Destructuring arguments are very good. I'd like to have full ML-style pattern matching, though; it's possible to write that as a macro, but I'd like it to be part of the language.

Recursion on strings

Recursing on strings can be very efficient if the strings are allowed to share structure the way lists do and your compiler is smart enough to reuse storage that can be statically proven garbage. (Or even if it can allocate it on the stack.)

Canonical symbol case

The "Arc at 3 Weeks" paper's examples show symbols being canonicalized into upper case. I don't like this; upper-case is hard to read. I assume it's an artifact of the first Arc implementation running in an existing Common Lisp system.

Unicode makes canonical case impractical, anyway, because case-mapping is very complicated.

Classes

The proposed overloading semantics won't give an extensible numeric system.

My tastes in object systems appear to be markedly different from Graham's; mine are largely founded in experience with Python. So the object system I want is probably not something he wants:

Classes, like compounds, should be called to instantiate objects; this makes the calling code shorter, and also allows you to turn classes into factory functions and vice versa without changing the calling code.

There doesn't seem to be a provision for a constructor or methods (other than overloads of existing functions). There probably should be.

Class instances should not be callable unless they overload apply, for the following reasons:

there's no need to have one syntax for functions the objects overload and another syntax for getting attributes of the objects. After I say (= pt (class nil 'x 0 'y 0)) (= p1 (pt)), I should be able to ask for (x pt). This does have the disadvantage that "class" must somehow bind x and y in my calling environment if they aren't already bound; I think that's easily accomplished with a macro. (This also removes the necessity for quoting x and y.) (Hmm, what if x is bound to nil? Should we then make nil callable? Perhaps we should just raise an error if x is bound in the local environment, and require that it be quoted or otherwise marked when it's defined as a method in this manner. Quoted attributes would define functions in your local environment which sent doesNotUnderstand to the object passed as their argument, and then overload those functions for this particular object type.)
the current example (p1 'x) prevents p1 from being able to act like some other kind of compound.
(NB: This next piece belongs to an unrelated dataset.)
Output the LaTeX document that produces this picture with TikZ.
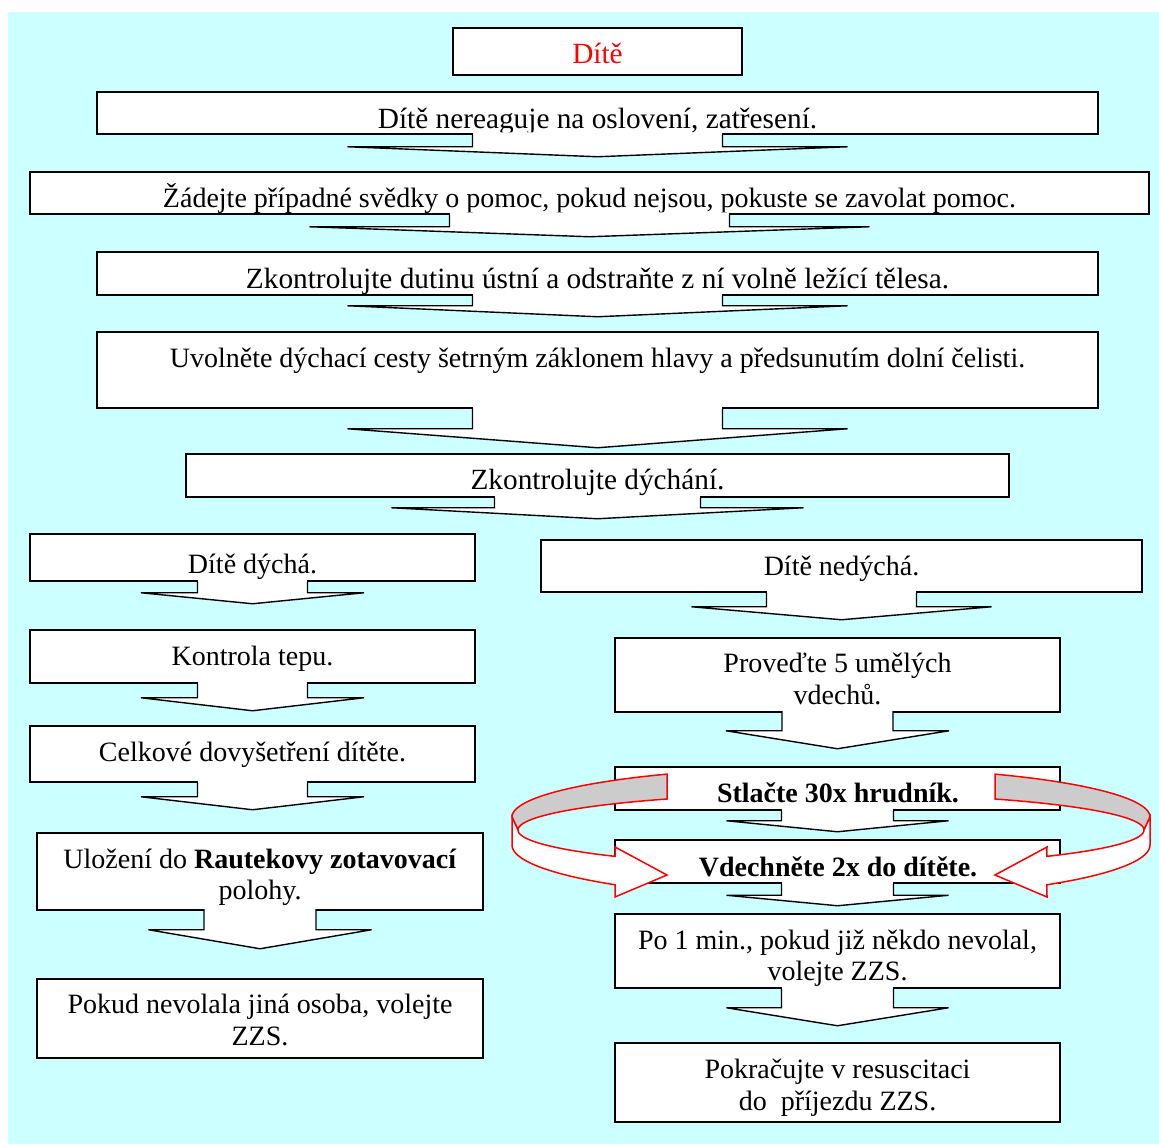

Most dynamic object systems let you get an object of a class you've never heard of and invoke the correct methods on it. Doing this with the object system described above requires that you have some variable bound to the method "x" defined in "pt" above. I thought this was a problem at first, but I don't think it is now; presumably if your code was written without knowledge of that "x", it won't mention "x" (at least, not meaning that method), and if it was written with knowledge of that "x", it's presumably because there's an interface somewhere that defines "x" to mean something. That interface can be defined in some module somewhere that both "pt" and my calling code import, in a form like this:

    (defmethods 'x 'y)

This has the advantage, not shared by most dynamic object systems, that we can have many methods named "x" without conflict, and we can be sure that the "x" we're calling is intended to implement the interface we expect it to, not some other interface that has a method called "x".

Like others, I haven't yet found a compelling use for multiple inheritance, and there are compelling reasons against it.

No doc strings

No elisp/Python-style documentation strings are mentioned. I want these.